▸ **REQUIREMENTS**: Without the pictures, output the lines of the material from the very first through the one that holds "const yMajor = [1e-5, 1e-4, 1e-3, 1e-2, 1e-1, 1, 10];".

▸ **SOURCE EXCERPT**:
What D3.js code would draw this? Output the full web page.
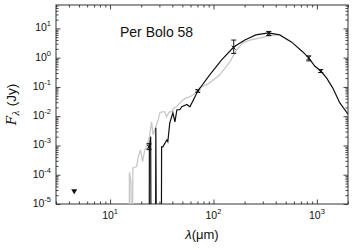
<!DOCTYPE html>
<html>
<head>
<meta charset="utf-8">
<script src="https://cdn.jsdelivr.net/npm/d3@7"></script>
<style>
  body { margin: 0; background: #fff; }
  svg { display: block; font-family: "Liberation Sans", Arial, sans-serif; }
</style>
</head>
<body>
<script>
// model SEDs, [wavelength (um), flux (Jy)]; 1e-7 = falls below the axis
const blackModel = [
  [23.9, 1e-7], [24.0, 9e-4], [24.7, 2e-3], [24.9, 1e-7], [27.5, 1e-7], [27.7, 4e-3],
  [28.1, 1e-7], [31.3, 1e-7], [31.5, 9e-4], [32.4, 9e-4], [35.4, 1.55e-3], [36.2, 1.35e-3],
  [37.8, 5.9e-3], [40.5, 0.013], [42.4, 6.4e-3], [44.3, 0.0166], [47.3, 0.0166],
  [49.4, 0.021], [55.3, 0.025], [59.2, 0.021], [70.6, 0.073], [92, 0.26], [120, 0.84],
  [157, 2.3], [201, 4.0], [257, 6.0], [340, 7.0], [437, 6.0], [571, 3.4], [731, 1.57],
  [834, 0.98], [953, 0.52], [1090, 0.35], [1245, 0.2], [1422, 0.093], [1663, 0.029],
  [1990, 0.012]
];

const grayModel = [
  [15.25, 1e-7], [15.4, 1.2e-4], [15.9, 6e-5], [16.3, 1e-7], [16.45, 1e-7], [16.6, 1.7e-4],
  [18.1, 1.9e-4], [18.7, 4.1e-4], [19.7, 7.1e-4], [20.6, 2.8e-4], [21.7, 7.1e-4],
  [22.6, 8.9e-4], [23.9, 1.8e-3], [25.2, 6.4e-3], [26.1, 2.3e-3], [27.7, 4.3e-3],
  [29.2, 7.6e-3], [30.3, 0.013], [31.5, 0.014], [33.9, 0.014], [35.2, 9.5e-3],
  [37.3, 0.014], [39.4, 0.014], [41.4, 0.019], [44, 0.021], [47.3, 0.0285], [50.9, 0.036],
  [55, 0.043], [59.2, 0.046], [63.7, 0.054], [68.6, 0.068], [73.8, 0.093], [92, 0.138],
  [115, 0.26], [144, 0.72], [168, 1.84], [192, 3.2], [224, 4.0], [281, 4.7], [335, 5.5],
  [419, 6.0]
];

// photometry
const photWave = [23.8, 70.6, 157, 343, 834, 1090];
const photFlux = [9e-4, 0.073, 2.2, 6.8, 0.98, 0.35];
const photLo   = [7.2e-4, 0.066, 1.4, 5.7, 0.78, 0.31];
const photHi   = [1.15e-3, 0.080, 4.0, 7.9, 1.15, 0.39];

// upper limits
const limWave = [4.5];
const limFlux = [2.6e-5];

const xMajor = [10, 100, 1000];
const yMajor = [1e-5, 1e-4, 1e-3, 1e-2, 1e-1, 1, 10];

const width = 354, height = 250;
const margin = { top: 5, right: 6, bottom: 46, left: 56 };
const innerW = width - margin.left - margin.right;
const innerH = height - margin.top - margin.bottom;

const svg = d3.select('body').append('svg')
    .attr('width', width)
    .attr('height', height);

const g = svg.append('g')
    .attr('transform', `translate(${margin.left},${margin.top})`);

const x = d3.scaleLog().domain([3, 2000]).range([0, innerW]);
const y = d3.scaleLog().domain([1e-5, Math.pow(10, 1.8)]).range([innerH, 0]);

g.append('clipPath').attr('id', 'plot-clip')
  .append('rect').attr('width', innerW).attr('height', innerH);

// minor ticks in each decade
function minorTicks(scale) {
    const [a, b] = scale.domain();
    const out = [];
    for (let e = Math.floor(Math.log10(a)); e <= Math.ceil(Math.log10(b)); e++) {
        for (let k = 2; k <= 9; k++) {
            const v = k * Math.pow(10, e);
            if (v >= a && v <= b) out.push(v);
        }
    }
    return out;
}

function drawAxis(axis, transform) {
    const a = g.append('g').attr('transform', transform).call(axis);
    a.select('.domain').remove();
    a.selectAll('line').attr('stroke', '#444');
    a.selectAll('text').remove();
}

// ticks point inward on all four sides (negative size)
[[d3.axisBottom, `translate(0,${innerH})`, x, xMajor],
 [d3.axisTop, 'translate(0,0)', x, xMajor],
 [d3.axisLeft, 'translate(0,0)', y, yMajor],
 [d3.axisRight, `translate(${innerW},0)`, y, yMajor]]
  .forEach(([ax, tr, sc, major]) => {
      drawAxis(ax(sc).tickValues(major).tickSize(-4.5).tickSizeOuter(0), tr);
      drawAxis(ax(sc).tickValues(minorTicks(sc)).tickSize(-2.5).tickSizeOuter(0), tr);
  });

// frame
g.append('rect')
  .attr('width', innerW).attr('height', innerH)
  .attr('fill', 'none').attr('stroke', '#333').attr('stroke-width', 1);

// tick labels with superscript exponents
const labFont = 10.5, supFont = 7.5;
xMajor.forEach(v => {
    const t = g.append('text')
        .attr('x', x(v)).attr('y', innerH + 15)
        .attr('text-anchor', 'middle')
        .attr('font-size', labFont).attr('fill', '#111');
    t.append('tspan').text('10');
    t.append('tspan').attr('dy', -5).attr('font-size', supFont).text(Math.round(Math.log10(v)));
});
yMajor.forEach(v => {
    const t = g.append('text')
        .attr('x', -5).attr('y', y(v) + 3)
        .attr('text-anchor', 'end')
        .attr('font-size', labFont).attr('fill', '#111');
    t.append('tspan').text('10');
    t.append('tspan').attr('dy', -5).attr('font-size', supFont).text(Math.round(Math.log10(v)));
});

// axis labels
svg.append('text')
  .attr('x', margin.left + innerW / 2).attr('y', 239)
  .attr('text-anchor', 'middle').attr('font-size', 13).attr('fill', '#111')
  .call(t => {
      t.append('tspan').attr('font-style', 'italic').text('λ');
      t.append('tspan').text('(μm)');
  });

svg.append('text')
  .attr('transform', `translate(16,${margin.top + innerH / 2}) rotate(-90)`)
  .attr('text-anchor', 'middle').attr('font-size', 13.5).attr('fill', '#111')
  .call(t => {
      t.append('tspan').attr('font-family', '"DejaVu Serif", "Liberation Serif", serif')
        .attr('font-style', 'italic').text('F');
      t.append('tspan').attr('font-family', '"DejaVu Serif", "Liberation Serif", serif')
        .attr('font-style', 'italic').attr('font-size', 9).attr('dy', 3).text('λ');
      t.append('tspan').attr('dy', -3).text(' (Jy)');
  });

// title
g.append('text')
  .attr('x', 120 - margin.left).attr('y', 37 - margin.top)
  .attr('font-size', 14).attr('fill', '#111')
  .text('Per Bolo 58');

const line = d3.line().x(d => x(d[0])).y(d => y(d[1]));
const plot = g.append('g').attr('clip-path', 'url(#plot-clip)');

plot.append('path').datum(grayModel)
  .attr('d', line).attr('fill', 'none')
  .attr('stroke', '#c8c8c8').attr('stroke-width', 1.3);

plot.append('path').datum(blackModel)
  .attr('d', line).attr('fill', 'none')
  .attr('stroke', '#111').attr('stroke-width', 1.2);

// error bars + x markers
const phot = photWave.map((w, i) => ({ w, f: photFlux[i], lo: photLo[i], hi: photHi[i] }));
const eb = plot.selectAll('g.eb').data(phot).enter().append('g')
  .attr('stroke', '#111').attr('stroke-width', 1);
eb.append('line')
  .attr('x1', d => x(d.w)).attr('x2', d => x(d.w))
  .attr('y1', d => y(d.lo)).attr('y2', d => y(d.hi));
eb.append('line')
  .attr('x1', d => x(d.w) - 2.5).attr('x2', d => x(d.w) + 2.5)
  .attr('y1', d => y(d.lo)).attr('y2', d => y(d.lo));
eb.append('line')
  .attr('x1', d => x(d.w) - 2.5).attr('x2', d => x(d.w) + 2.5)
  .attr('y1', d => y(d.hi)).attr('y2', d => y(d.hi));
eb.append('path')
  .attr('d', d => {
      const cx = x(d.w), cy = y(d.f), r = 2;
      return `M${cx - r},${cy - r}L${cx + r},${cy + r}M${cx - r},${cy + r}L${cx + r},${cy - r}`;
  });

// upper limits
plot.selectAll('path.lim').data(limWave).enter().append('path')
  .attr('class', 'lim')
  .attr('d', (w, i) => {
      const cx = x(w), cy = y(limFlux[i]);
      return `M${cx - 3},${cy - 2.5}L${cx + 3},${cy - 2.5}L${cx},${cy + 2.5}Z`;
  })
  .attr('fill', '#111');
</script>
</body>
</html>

▸ **EXPECTED ANSWER**:
What D3.js code would draw this? Output the full web page.
<!DOCTYPE html>
<html>
<head>
<meta charset="utf-8">
<script src="https://cdn.jsdelivr.net/npm/d3@7"></script>
<style>
  body { margin: 0; background: #fff; }
  svg { display: block; font-family: "Liberation Sans", Arial, sans-serif; }
</style>
</head>
<body>
<script>
// model SEDs, [wavelength (um), flux (Jy)]; 1e-7 = falls below the axis
const blackModel = [
  [23.9, 1e-7], [24.0, 9e-4], [24.7, 2e-3], [24.9, 1e-7], [27.5, 1e-7], [27.7, 4e-3],
  [28.1, 1e-7], [31.3, 1e-7], [31.5, 9e-4], [32.4, 9e-4], [35.4, 1.55e-3], [36.2, 1.35e-3],
  [37.8, 5.9e-3], [40.5, 0.013], [42.4, 6.4e-3], [44.3, 0.0166], [47.3, 0.0166],
  [49.4, 0.021], [55.3, 0.025], [59.2, 0.021], [70.6, 0.073], [92, 0.26], [120, 0.84],
  [157, 2.3], [201, 4.0], [257, 6.0], [340, 7.0], [437, 6.0], [571, 3.4], [731, 1.57],
  [834, 0.98], [953, 0.52], [1090, 0.35], [1245, 0.2], [1422, 0.093], [1663, 0.029],
  [1990, 0.012]
];

const grayModel = [
  [15.25, 1e-7], [15.4, 1.2e-4], [15.9, 6e-5], [16.3, 1e-7], [16.45, 1e-7], [16.6, 1.7e-4],
  [18.1, 1.9e-4], [18.7, 4.1e-4], [19.7, 7.1e-4], [20.6, 2.8e-4], [21.7, 7.1e-4],
  [22.6, 8.9e-4], [23.9, 1.8e-3], [25.2, 6.4e-3], [26.1, 2.3e-3], [27.7, 4.3e-3],
  [29.2, 7.6e-3], [30.3, 0.013], [31.5, 0.014], [33.9, 0.014], [35.2, 9.5e-3],
  [37.3, 0.014], [39.4, 0.014], [41.4, 0.019], [44, 0.021], [47.3, 0.0285], [50.9, 0.036],
  [55, 0.043], [59.2, 0.046], [63.7, 0.054], [68.6, 0.068], [73.8, 0.093], [92, 0.138],
  [115, 0.26], [144, 0.72], [168, 1.84], [192, 3.2], [224, 4.0], [281, 4.7], [335, 5.5],
  [419, 6.0]
];

// photometry
const photWave = [23.8, 70.6, 157, 343, 834, 1090];
const photFlux = [9e-4, 0.073, 2.2, 6.8, 0.98, 0.35];
const photLo   = [7.2e-4, 0.066, 1.4, 5.7, 0.78, 0.31];
const photHi   = [1.15e-3, 0.080, 4.0, 7.9, 1.15, 0.39];

// upper limits
const limWave = [4.5];
const limFlux = [2.6e-5];

const xMajor = [10, 100, 1000];
const yMajor = [1e-5, 1e-4, 1e-3, 1e-2, 1e-1, 1, 10];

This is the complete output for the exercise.